Шрифт:
Закладка:
Книга М. Алданова (2 тома) «Живи как хочешь» оставляет как раз такое впечатление. С ее страниц не веет талантливостью этого высокого мастера слова. Читателю не верится, что одна и та же рука писала «Мыслителя», «Истоки» и другие глубинные по содержанию и блестящие по внешней отделке произведения и этот длинный, водянистый и даже… скучный (невероятно для М. Алданова!) роман.
Читатель не видит в нем ни острого, отточенного до предела алдановского скепсиса, ни обычных для него глубинных психологических поисков, ни даже четкой структуры самого романа, его сквозной линии, его направленности.
Фабула «Живи как хочешь» развернута автором на фоне русской эмиграции, влившейся в холливудскую халтуру. Персонажи, вероятно, колоритны для этой среды, но ведь Холливуд – лишь частный случай в многогранной жизни российской эмиграции. В какой мере характерен он для ее среды? Думается, что удельный вес попавших туда «счастливцев» очень незначителен, и их образы ни в какой мере не характерны для лица русской эмиграции, тем более в переживаемое нами время. Литературно артистическое шиберство всегда было и всегда будет.
Книга оставляет тяжелое впечатление. М. А. Алданов, безусловно, один из крупнейших, талантливейших писателей старшего поколения российской эмиграции. Быть может даже и самый талантливый из творящих в наши дни. Неужели и ему нечего сказать о современном русском человеке Зарубежья?

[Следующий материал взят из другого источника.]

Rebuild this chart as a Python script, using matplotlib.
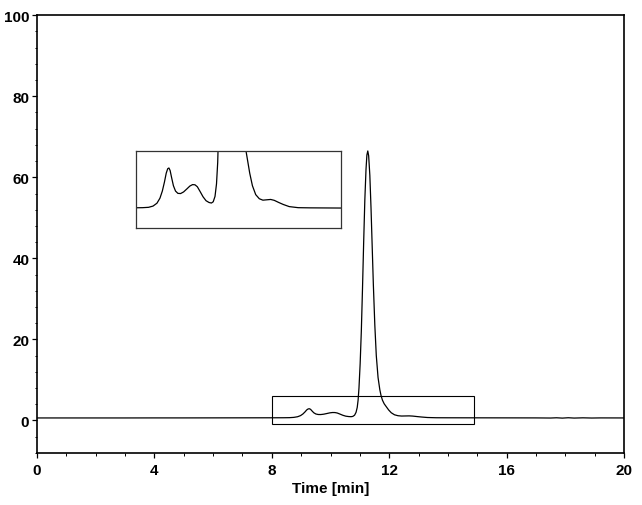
import numpy as np
import matplotlib
matplotlib.use("Agg")
import matplotlib.pyplot as plt
from matplotlib.patches import Rectangle
from matplotlib.ticker import MultipleLocator

plt.rcParams['font.family'] = ['Liberation Sans', 'DejaVu Sans']

# chromatogram (time in min, signal)
time = [0.0, 1.0, 2.0, 3.0, 4.0, 5.0, 6.0, 7.0, 8.0, 8.4, 8.6, 8.75, 8.88, 8.98,
        9.06, 9.13, 9.19, 9.24, 9.28, 9.32, 9.37, 9.43, 9.50, 9.58, 9.67, 9.77,
        9.88, 9.98, 10.07, 10.15, 10.23, 10.32, 10.42, 10.52, 10.62, 10.70, 10.76,
        10.82, 10.87, 10.91, 10.94, 10.97, 11.01, 11.05, 11.09, 11.13, 11.17,
        11.21, 11.24, 11.27, 11.30, 11.34, 11.38, 11.42, 11.46, 11.51, 11.56,
        11.62, 11.68, 11.72, 11.77, 11.83, 11.90, 11.98, 12.07, 12.18, 12.30, 12.42,
        12.55, 12.68, 12.80, 12.95, 13.10, 13.30, 13.60, 14.0, 15.0, 16.0, 17.0,
        17.5, 17.7, 17.9, 18.1, 18.3, 18.6, 18.9, 19.2, 20.0]
signal = [0.62, 0.62, 0.62, 0.62, 0.63, 0.63, 0.64, 0.65, 0.66, 0.67, 0.69, 0.76, 0.92, 1.20,
          1.60, 2.10, 2.60, 2.85, 2.89, 2.75, 2.35, 1.90, 1.60, 1.47, 1.46, 1.55,
          1.72, 1.88, 1.96, 1.95, 1.84, 1.58, 1.28, 1.06, 0.96, 0.93, 1.00,
          1.30, 2.00, 3.20, 5.00, 8.00, 14.0, 22.0, 32.5, 44.0, 54.5,
          62.0, 65.5, 66.5, 65.3, 60.5, 52.5, 43.0, 33.5, 23.5, 16.0,
          10.6, 7.6, 6.2, 5.0, 4.1, 3.4, 2.6, 1.9, 1.4, 1.17, 1.09,
          1.11, 1.13, 1.08, 0.96, 0.85, 0.73, 0.67, 0.66, 0.65, 0.64, 0.63,
          0.60, 0.66, 0.58, 0.67, 0.59, 0.65, 0.60, 0.63, 0.62]

# zoom region marked on the main plot, and the limits of the inset
zoom_x = [8.0, 14.9]
zoom_y = [-0.8, 6.0]
inset_x = [8.17, 15.03]
inset_y = [-0.45, 3.84]

fig = plt.figure(figsize=(6.42, 5.06), dpi=100)
ax = fig.add_axes([0.0576, 0.103, 0.9144, 0.865])
ax.plot(time, signal, color='black', lw=0.9)
ax.add_patch(Rectangle((zoom_x[0], zoom_y[0]), zoom_x[1] - zoom_x[0], zoom_y[1] - zoom_y[0],
                       fill=False, edgecolor='black', lw=0.8))
ax.set_xlim(0, 20)
ax.set_ylim(-8, 100)
ax.xaxis.set_major_locator(MultipleLocator(4))
ax.xaxis.set_minor_locator(MultipleLocator(1))
ax.yaxis.set_major_locator(MultipleLocator(20))
ax.yaxis.set_minor_locator(MultipleLocator(4))
ax.tick_params(which='major', direction='out', length=3.5, width=0.9, labelsize=11, pad=2)
ax.tick_params(which='minor', direction='out', length=1.8, width=0.7)
ax.tick_params(axis='x', which='major', pad=4)
for lab in ax.get_xticklabels() + ax.get_yticklabels():
    lab.set_fontweight('bold')
for s in ax.spines.values():
    s.set_linewidth(1.2)
ax.set_xlabel('Time [min]', fontsize=11, fontweight='bold', labelpad=3)

# inset
axin = fig.add_axes([135.7 / 642, 1 - 228.7 / 506, (341 - 135.7) / 642, (228.7 - 152) / 506])
axin.plot(time, signal, color='black', lw=0.9)
axin.set_xlim(inset_x)
axin.set_ylim(inset_y)
axin.set_xticks([])
axin.set_yticks([])
for s in axin.spines.values():
    s.set_linewidth(0.9)
    s.set_edgecolor('#333333')

fig.savefig('out.png', dpi=100)
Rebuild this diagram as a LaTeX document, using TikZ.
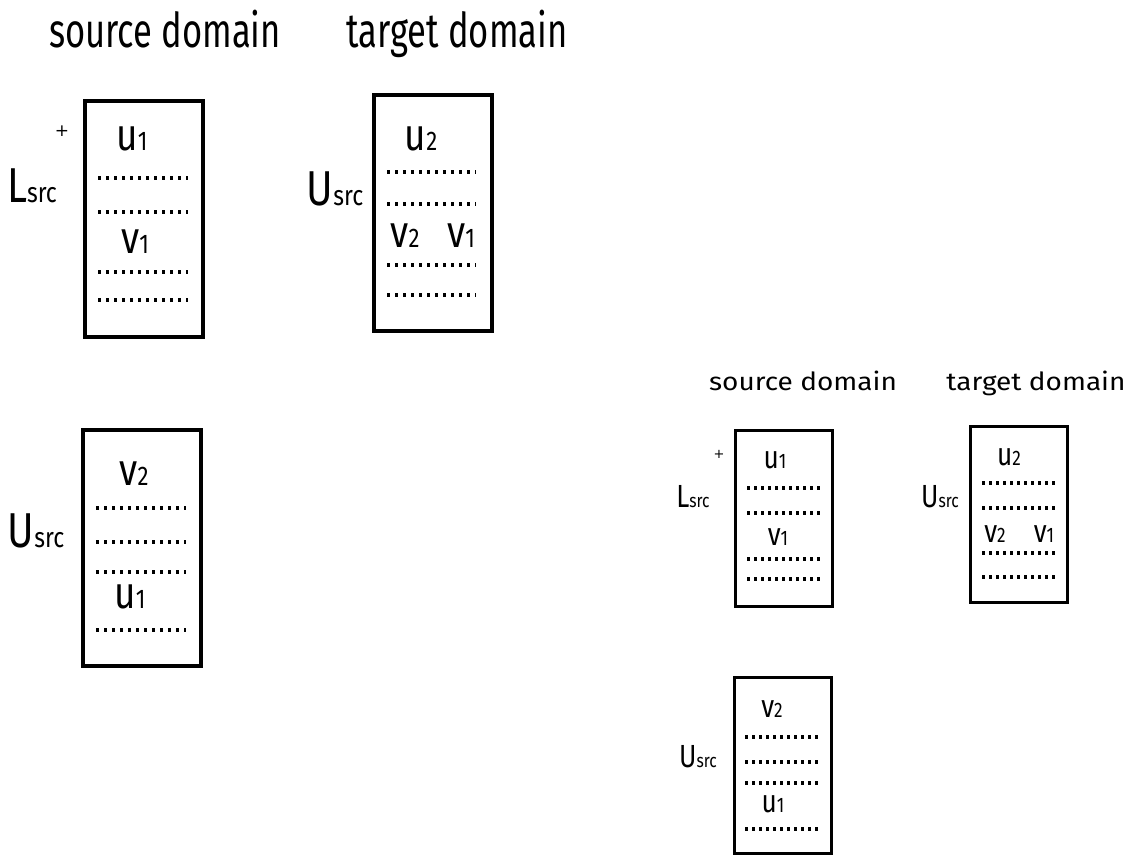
\documentclass[tikz,border=0pt]{standalone}
\usepackage{fontspec}
\setmainfont{Fira Sans}[FakeStretch=0.82]
\newfontfamily\narrowface{Fira Sans}[FakeStretch=0.72]
\newfontfamily\wideface{Fira Sans}[FakeStretch=1.12]
\newfontfamily\plusface{DejaVu Sans}

% letter with a small index on the baseline
\newcommand\bigent[2]{{\fontsize{45}{45}\selectfont #1\fontsize{27}{27}\selectfont #2}}
\newcommand\smallent[2]{{\fontsize{32}{32}\selectfont #1\fontsize{21}{21}\selectfont #2}}
\newcommand\biglab[1]{{\fontsize{49}{49}\selectfont #1\fontsize{28}{28}\selectfont src}}
\newcommand\smalllab[1]{{\fontsize{32}{32}\selectfont #1\fontsize{19}{19}\selectfont src}}
\newcommand\plussign[1]{{\plusface\fontsize{#1}{#1}\selectfont +}}

\tikzset{bigbox/.style={draw, line width=4pt, inner sep=0pt,
        minimum width=118pt, minimum height=236pt},
    smallbox/.style={draw, line width=3pt, inner sep=0pt,
        minimum width=97pt, minimum height=176pt},
    txt/.style={anchor=base, inner sep=0pt},
    bighead/.style={txt, font=\narrowface\fontsize{48}{48}\selectfont},
    smallhead/.style={txt, font=\wideface\fontsize{25}{25}\selectfont},
    bigdots/.style={line width=4.5pt, dash pattern=on 3pt off 5pt},
    smalldots/.style={line width=3.5pt, dash pattern=on 2.5pt off 4.5pt},
    }

\begin{document}
\begin{tikzpicture}[x=1pt,y=-1pt]
	\useasboundingbox (0,0) rectangle (1130,855);
	% big version
	\node[bighead] (bigSrc) at (165,47) {source domain};
	\node[bighead] (bigTgt) at (457,47) {target domain};
	\node[bigbox] (bigL) at (143.5,219) {};
	\node[bigbox] (bigT) at (432.5,212.5) {};
	\node[bigbox] (bigU) at (141.5,547.5) {};
	\node[anchor=center, inner sep=0pt] (bigPlus) at (62,131) {\plussign{17}};
	\node[txt] (bigLsrc) at (32,202) {\biglab{L}};
	\node[txt] (bigUsrcT) at (335,205) {\biglab{U}};
	\node[txt] (bigUsrc) at (36,547) {\biglab{U}};
	\node[txt] (bigLu1) at (132,150) {\bigent{u}{1}};
	\node[txt] (bigLv1) at (135,253) {\bigent{v}{1}};
	\node[txt] (bigTu2) at (421,150) {\bigent{u}{2}};
	\node[txt] (bigTv2) at (405,247) {\bigent{v}{2}};
	\node[txt] (bigTv1) at (461,247) {\bigent{v}{1}};
	\node[txt] (bigUv2) at (134,485) {\bigent{v}{2}};
	\node[txt] (bigUu1) at (130,608) {\bigent{u}{1}};
	\foreach \y in {178,212,272,300}
		\draw[bigdots] (98,\y) -- (188,\y);
	\foreach \y in {172,204,265,295}
		\draw[bigdots] (387,\y) -- (476,\y);
	\foreach \y in {508,542,572,630}
		\draw[bigdots] (96,\y) -- (186,\y);

	% small version
	\node[smallhead] (smallSrc) at (803,390) {source domain};
	\node[smallhead] (smallTgt) at (1036,390) {target domain};
	\node[smallbox] (smallL) at (784,518) {};
	\node[smallbox] (smallT) at (1019,514) {};
	\node[smallbox] (smallU) at (782.5,765.5) {};
	\node[anchor=center, inner sep=0pt] (smallPlus) at (719,454) {\plussign{13}};
	\node[txt] (smallLsrc) at (693,507) {\smalllab{L}};
	\node[txt] (smallUsrcT) at (940,507) {\smalllab{U}};
	\node[txt] (smallUsrc) at (698,767) {\smalllab{U}};
	\node[txt] (smallLu1) at (775,468) {\smallent{u}{1}};
	\node[txt] (smallLv1) at (778,545) {\smallent{v}{1}};
	\node[txt] (smallTu2) at (1009,465) {\smallent{u}{2}};
	\node[txt] (smallTv2) at (995,542) {\smallent{v}{2}};
	\node[txt] (smallTv1) at (1044,542) {\smallent{v}{1}};
	\node[txt] (smallUv2) at (772,717) {\smallent{v}{2}};
	\node[txt] (smallUu1) at (773,812) {\smallent{u}{1}};
	\foreach \y in {488,513,559,579}
		\draw[smalldots] (747,\y) -- (821,\y);
	\foreach \y in {483,508,553,577}
		\draw[smalldots] (982,\y) -- (1056,\y);
	\foreach \y in {737,762,783,829}
		\draw[smalldots] (745,\y) -- (819,\y);
\end{tikzpicture}
\end{document}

«Наша страна», Буэнос-Айрес,
1 августа 1953 года, № 185. С. 8
Книга страшной правды
«Я была частицей, хотя и малой, того оппозиционного кипения, которое тогда же стали называть Освободительным движением. Теперь, после всего, что терпит Европа, чем болеет Россия, я иначе отношусь ко многому, что тогда происходило».
Так начинает свою прекрасную книгу «На путях к свободе» (изд. им. Чехова, 1952) Ариадна Владимировна Тыркова-Вильямс.
В этой книге нет жалких слов покаяния прижатого к стенке труса. Кристально светлые, но вместе с тем смелые и гордые души несут свое покаяние лишь к Престолу Господню, но не мечут в грязь нашей повседневности. Такова и душа Ариадны Владимировны. «Я не отрекаюсь от своего прошлого, – пишет она, – от основных идеалов права, свободы, гуманности, уважения к личности, которым я по мере сил служила». В этих словах великая правда. И в них же – великая трагедия. Страшная, космическая трагедия России… Европы… мира…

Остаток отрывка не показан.